Database Management System DBMS The software running the databases.
Backend BE Software component encoding the internal logic.
Frontend FE (Web-based) software component presenting a user interface.
Container CTR Software packaged into standardized unit for operating-system-level virtualization.
Data Catalog DCAT Inventory of databases.
Metadata Catalog MDCAT Inventory of databases of metadata.
Data Lake DL Structured, semi-structures, and unstructured data architecture.
Metadata Lake MDL Structured, semi-structures, and unstructured data architecture for metadata management.
Extract-Transform-Load ETL A typical ingestion process for structured data.
Extract-Load-Transform ELT A typical ingestion process for unstructured data.

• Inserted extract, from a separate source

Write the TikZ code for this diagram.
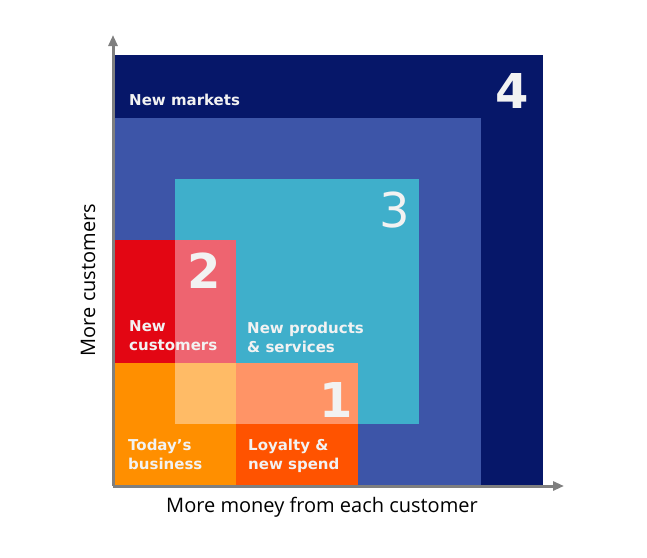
\documentclass[tikz,border=0pt]{standalone}
\usepackage{xcolor}
\usepackage{fontspec}
\setmainfont{DejaVu Sans}
\newfontfamily\axisfont{Open Sans}
\usepackage{tikz}
\usetikzlibrary{arrows.meta}
\definecolor{mktnavy}{HTML}{061769}
\definecolor{mktblue}{HTML}{3D55A8}
\definecolor{prodcyan}{HTML}{3FAFCB}
\definecolor{custred}{HTML}{E30613}
\definecolor{custlight}{HTML}{EE6470}
\definecolor{bizorange}{HTML}{FF8F00}
\definecolor{bizlight}{HTML}{FFBB66}
\definecolor{loysalmon}{HTML}{FF9466}
\definecolor{loyorange}{HTML}{FF5300}
\definecolor{axisgray}{HTML}{7F7F7F}
\definecolor{offwhite}{HTML}{F2F2F2}

\begin{document}
\begin{tikzpicture}[x=1pt,y=-1pt,
  lbl/.style={anchor=base west,inner sep=0pt,align=left,text=offwhite,font=\bfseries\fontsize{15}{19}\selectfont},
  num/.style={anchor=base,inner sep=0pt,text=offwhite,font=\bfseries\fontsize{48}{48}\selectfont},
  axis/.style={draw=axisgray,line width=3pt,-{Triangle[length=11pt,width=9pt]}},
  axlbl/.style={inner sep=0pt,font=\axisfont\fontsize{20}{24}\selectfont}]
\useasboundingbox (0,0) rectangle (647,557);
% growth squares
\fill[mktnavy] (115,55) rectangle (543,485);
\fill[mktblue] (115,118) rectangle (481,485);
\fill[prodcyan] (175,179) rectangle (419,424);
\fill[custred] (115,240) rectangle (236,363);
\fill[custlight] (175,240) rectangle (236,363);
\fill[bizorange] (115,363) rectangle (236,485);
\fill[bizlight] (175,363) rectangle (236,424);
\fill[loysalmon] (236,363) rectangle (358,424);
\fill[loyorange] (236,424) rectangle (358,485);
% labels (base = last line)
\node[lbl] (mkt) at (129,105) {New markets};
\node[lbl] (cust) at (129,350) {New\\customers};
\node[lbl] (prod) at (247,352) {New products\\\& services};
\node[lbl] (today) at (128,469) {Today’s\\business};
\node[lbl] (loyal) at (248,469) {Loyalty \&\\new spend};
\node[num] (n4) at (512.5,108) {4};
\node[num,font=\mdseries\fontsize{48}{48}\selectfont] (n3) at (394.5,227) {3};
\node[num] (n2) at (204.5,288) {2};
\node[num] (n1) at (336,417) {1};
% axes
\coordinate (orig) at (113,486);
\coordinate (ytip) at (113,35);
\coordinate (xtip) at (564,486);
\draw[axis] (orig) -- (ytip);
\draw[axis] (orig) -- (xtip);
\node[axlbl] (xlab) at (322,507) {More money from each customer};
\node[axlbl,rotate=90] (ylab) at (88,280) {More customers};
\end{tikzpicture}
\end{document}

Extract-transform-Load-Transform EtLT An ingestion process for semi-structured data.
Declarative Programming Programming style of expressing logic without prescribing control flow ("what", not "how").
Low-Code Functionality assembly using high-level prefabricated components.
Declarative Low-Code Defining an application only by configuration of components (and minimal explicit transformations).
Application Programming Interface API Specification and implementation of a way for software to interact (here HTTP API).
Domain Specific Language DSL A formal language designed for a particular application.
Command-Query-Responsibility-Segregation CQRS API pattern separating read and write requests.